Tuning transport in graphene oxide membrane with single-site copper (II) cations
Mingzhan Wang,
Xiang He,
Eli Hoenig,
Gangbin Yan,
Guiming Peng,
Fengyuan Shi,
Julia Radhakrishnan,
Grant Hill,
David M. Tiede,
Hua Zhou,
Chong Liu
Affiliations
Mingzhan Wang
Pritzker School of Molecular Engineering, University of Chicago, Chicago, IL 60637, USA
Xiang He
Advanced Materials for Energy-Water Systems (AMEWS) Energy Frontier Research Center and Chemical Sciences and Engineering Division, Argonne National Laboratory, Lemont, IL 60439, USA
Eli Hoenig
Pritzker School of Molecular Engineering, University of Chicago, Chicago, IL 60637, USA
Gangbin Yan
Pritzker School of Molecular Engineering, University of Chicago, Chicago, IL 60637, USA
Guiming Peng
Pritzker School of Molecular Engineering, University of Chicago, Chicago, IL 60637, USA
Fengyuan Shi
Electron Microscopy Core, University of Illinois Chicago, Chicago, IL 60607, USA
Julia Radhakrishnan
Pritzker School of Molecular Engineering, University of Chicago, Chicago, IL 60637, USA
Grant Hill
Pritzker School of Molecular Engineering, University of Chicago, Chicago, IL 60637, USA
David M. Tiede
Advanced Materials for Energy-Water Systems (AMEWS) Energy Frontier Research Center and Chemical Sciences and Engineering Division, Argonne National Laboratory, Lemont, IL 60439, USA
Hua Zhou
X-Ray Science Division, Advanced Photon Source, Argonne National Laboratory, Lemont, IL 60439, USA
Chong Liu
Pritzker School of Molecular Engineering, University of Chicago, Chicago, IL 60637, USA; Corresponding author
Summary: Controlling the ion transport through graphene oxide (GO) membrane is challenging, particularly in the aqueous environment due to its strong swelling tendency.
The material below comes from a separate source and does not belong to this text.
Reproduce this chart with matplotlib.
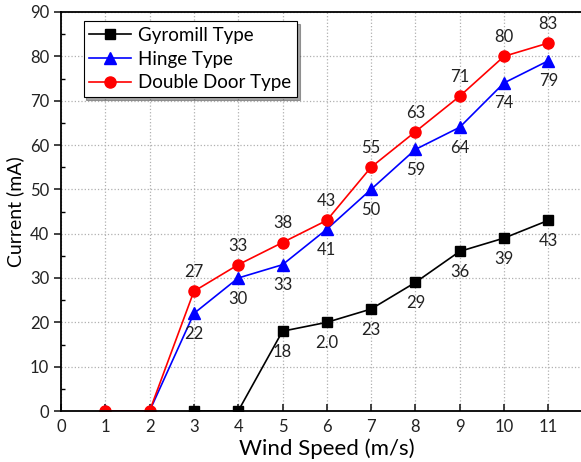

Fine-tuning the interlayer spacing and chemistry is critical to create highly selective membranes. We investigate the effect of single-site divalent cations in tuning GO membrane properties. Competitive ionic permeation test indicates that Cu2+ cations dominate the transport through the 2D channels of GO membrane over other cations (Mg2+/Ca2+/Co2+). Without/With the single-site M2+ modifications, pristine GO, Mg-GO, Ca-GO, and Cu-GO membranes show interlayer spacings of ∼13.6, 15.6, 14.5, and 12.3 Å in wet state, respectively. The Cu-GO membrane shows a two-fold decrease of NaCl (1 M) permeation rate comparing to pristine GO, Mg-GO, and Ca-GO membranes. In reverse osmosis tests using 1000 ppm NaCl and Na2SO4 as feeds, Cu-GO membrane shows rejection of ∼78% and ∼94%, respectively, which are 5%–10% higher than its counterpart membranes.